> Requirement
Render the material again word for word, skipping the pictures in it.

> Data block
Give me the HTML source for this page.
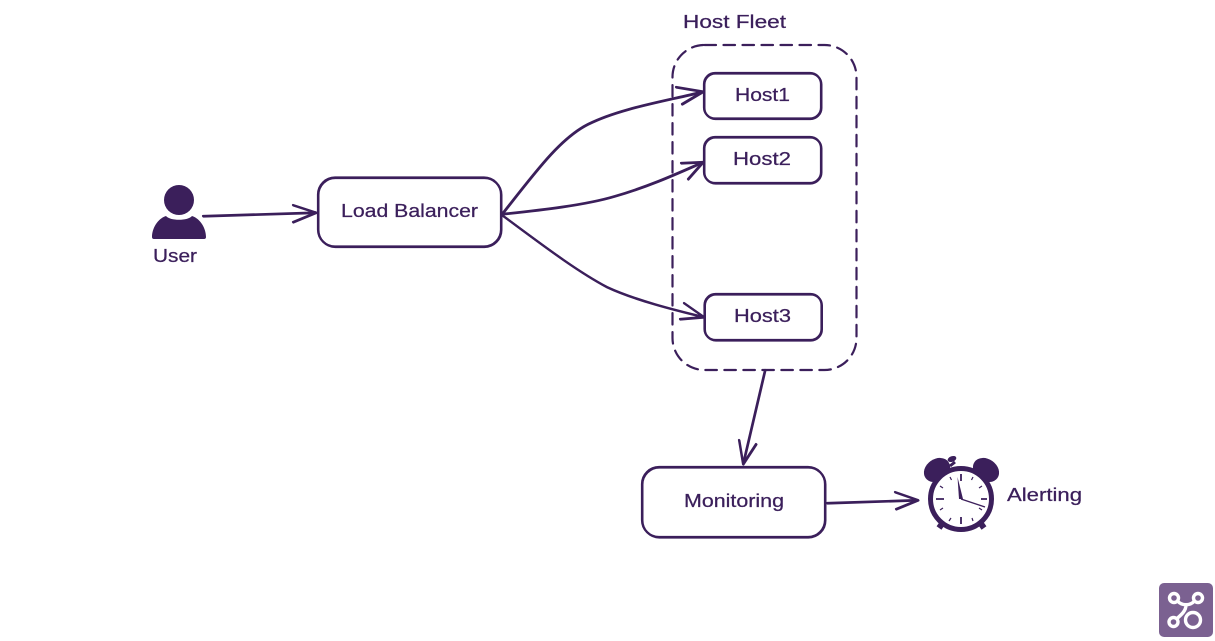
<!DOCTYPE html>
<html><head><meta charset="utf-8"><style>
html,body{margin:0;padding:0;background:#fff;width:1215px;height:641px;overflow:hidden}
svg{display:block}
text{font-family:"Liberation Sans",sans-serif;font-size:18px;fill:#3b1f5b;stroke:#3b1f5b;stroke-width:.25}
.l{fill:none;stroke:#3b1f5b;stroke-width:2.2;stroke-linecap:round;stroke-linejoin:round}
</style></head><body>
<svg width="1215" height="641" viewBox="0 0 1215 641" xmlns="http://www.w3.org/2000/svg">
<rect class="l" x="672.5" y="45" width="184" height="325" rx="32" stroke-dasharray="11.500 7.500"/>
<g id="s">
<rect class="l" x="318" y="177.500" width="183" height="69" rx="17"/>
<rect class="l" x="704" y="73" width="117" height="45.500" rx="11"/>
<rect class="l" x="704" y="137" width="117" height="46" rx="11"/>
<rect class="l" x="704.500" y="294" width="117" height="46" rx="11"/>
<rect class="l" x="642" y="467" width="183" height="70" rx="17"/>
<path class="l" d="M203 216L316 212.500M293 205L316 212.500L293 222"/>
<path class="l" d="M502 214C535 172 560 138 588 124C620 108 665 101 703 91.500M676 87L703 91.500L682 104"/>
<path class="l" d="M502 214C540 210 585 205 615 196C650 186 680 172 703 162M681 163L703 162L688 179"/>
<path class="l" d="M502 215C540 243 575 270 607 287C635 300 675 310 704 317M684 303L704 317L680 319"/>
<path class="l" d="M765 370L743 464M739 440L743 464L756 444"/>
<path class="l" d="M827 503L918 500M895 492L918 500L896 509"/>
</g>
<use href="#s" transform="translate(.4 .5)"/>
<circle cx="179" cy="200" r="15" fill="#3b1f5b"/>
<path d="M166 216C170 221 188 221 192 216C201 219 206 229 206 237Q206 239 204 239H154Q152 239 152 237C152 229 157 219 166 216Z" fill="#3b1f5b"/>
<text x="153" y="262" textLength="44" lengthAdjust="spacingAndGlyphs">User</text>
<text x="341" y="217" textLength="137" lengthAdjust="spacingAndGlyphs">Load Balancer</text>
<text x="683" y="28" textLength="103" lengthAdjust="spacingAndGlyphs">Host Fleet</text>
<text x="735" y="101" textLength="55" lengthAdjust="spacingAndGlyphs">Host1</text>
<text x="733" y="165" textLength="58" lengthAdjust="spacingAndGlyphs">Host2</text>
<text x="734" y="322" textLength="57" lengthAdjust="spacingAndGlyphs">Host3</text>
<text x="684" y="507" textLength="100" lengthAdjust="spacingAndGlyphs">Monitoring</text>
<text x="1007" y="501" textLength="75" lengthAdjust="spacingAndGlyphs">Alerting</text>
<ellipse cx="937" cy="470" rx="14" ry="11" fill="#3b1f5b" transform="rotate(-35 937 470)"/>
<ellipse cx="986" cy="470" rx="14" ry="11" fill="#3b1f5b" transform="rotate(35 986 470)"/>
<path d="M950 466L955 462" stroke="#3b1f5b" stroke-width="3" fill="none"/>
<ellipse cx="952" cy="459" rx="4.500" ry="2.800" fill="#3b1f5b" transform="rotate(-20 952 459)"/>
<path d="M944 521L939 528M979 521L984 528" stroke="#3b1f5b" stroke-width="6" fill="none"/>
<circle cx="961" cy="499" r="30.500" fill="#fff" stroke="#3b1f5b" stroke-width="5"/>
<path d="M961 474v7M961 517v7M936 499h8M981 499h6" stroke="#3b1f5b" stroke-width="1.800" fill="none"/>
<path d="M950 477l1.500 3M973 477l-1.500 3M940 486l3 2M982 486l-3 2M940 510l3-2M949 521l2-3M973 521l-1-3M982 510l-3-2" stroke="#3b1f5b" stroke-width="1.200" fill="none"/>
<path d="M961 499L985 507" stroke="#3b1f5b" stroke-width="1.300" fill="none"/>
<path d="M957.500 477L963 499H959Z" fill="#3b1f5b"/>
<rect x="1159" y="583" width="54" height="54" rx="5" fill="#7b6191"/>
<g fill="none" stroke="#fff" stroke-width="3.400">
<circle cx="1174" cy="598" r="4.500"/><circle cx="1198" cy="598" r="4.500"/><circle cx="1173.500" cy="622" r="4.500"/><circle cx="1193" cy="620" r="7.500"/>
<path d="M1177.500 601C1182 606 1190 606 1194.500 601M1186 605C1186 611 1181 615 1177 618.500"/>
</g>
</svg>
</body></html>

> Answer to the problem
Give me the HTML source for this page.
<!DOCTYPE html>
<html><head><meta charset="utf-8"><style>
html,body{margin:0;padding:0;background:#fff;width:1215px;height:641px;overflow:hidden}
svg{display:block}
text{font-family:"Liberation Sans",sans-serif;font-size:18px;fill:#3b1f5b;stroke:#3b1f5b;stroke-width:.25}
.l{fill:none;stroke:#3b1f5b;stroke-width:2.2;stroke-linecap:round;stroke-linejoin:round}
</style></head><body>
<svg width="1215" height="641" viewBox="0 0 1215 641" xmlns="http://www.w3.org/2000/svg">
<rect class="l" x="672.5" y="45" width="184" height="325" rx="32" stroke-dasharray="11.500 7.500"/>
<g id="s">
<rect class="l" x="318" y="177.500" width="183" height="69" rx="17"/>
<rect class="l" x="704" y="73" width="117" height="45.500" rx="11"/>
<rect class="l" x="704" y="137" width="117" height="46" rx="11"/>
<rect class="l" x="704.500" y="294" width="117" height="46" rx="11"/>
<rect class="l" x="642" y="467" width="183" height="70" rx="17"/>
<path class="l" d="M203 216L316 212.500M293 205L316 212.500L293 222"/>
<path class="l" d="M502 214C535 172 560 138 588 124C620 108 665 101 703 91.500M676 87L703 91.500L682 104"/>
<path class="l" d="M502 214C540 210 585 205 615 196C650 186 680 172 703 162M681 163L703 162L688 179"/>
<path class="l" d="M502 215C540 243 575 270 607 287C635 300 675 310 704 317M684 303L704 317L680 319"/>
<path class="l" d="M765 370L743 464M739 440L743 464L756 444"/>
<path class="l" d="M827 503L918 500M895 492L918 500L896 509"/>
</g>
<use href="#s" transform="translate(.4 .5)"/>
<circle cx="179" cy="200" r="15" fill="#3b1f5b"/>
<path d="M166 216C170 221 188 221 192 216C201 219 206 229 206 237Q206 239 204 239H154Q152 239 152 237C152 229 157 219 166 216Z" fill="#3b1f5b"/>
<text x="153" y="262" textLength="44" lengthAdjust="spacingAndGlyphs">User</text>
<text x="341" y="217" textLength="137" lengthAdjust="spacingAndGlyphs">Load Balancer</text>
<text x="683" y="28" textLength="103" lengthAdjust="spacingAndGlyphs">Host Fleet</text>
<text x="735" y="101" textLength="55" lengthAdjust="spacingAndGlyphs">Host1</text>
<text x="733" y="165" textLength="58" lengthAdjust="spacingAndGlyphs">Host2</text>
<text x="734" y="322" textLength="57" lengthAdjust="spacingAndGlyphs">Host3</text>
<text x="684" y="507" textLength="100" lengthAdjust="spacingAndGlyphs">Monitoring</text>
<text x="1007" y="501" textLength="75" lengthAdjust="spacingAndGlyphs">Alerting</text>
<ellipse cx="937" cy="470" rx="14" ry="11" fill="#3b1f5b" transform="rotate(-35 937 470)"/>
<ellipse cx="986" cy="470" rx="14" ry="11" fill="#3b1f5b" transform="rotate(35 986 470)"/>
<path d="M950 466L955 462" stroke="#3b1f5b" stroke-width="3" fill="none"/>
<ellipse cx="952" cy="459" rx="4.500" ry="2.800" fill="#3b1f5b" transform="rotate(-20 952 459)"/>
<path d="M944 521L939 528M979 521L984 528" stroke="#3b1f5b" stroke-width="6" fill="none"/>
<circle cx="961" cy="499" r="30.500" fill="#fff" stroke="#3b1f5b" stroke-width="5"/>
<path d="M961 474v7M961 517v7M936 499h8M981 499h6" stroke="#3b1f5b" stroke-width="1.800" fill="none"/>
<path d="M950 477l1.500 3M973 477l-1.500 3M940 486l3 2M982 486l-3 2M940 510l3-2M949 521l2-3M973 521l-1-3M982 510l-3-2" stroke="#3b1f5b" stroke-width="1.200" fill="none"/>
<path d="M961 499L985 507" stroke="#3b1f5b" stroke-width="1.300" fill="none"/>
<path d="M957.500 477L963 499H959Z" fill="#3b1f5b"/>
<rect x="1159" y="583" width="54" height="54" rx="5" fill="#7b6191"/>
<g fill="none" stroke="#fff" stroke-width="3.400">
<circle cx="1174" cy="598" r="4.500"/><circle cx="1198" cy="598" r="4.500"/><circle cx="1173.500" cy="622" r="4.500"/><circle cx="1193" cy="620" r="7.500"/>
<path d="M1177.500 601C1182 606 1190 606 1194.500 601M1186 605C1186 611 1181 615 1177 618.500"/>
</g>
</svg>
</body></html>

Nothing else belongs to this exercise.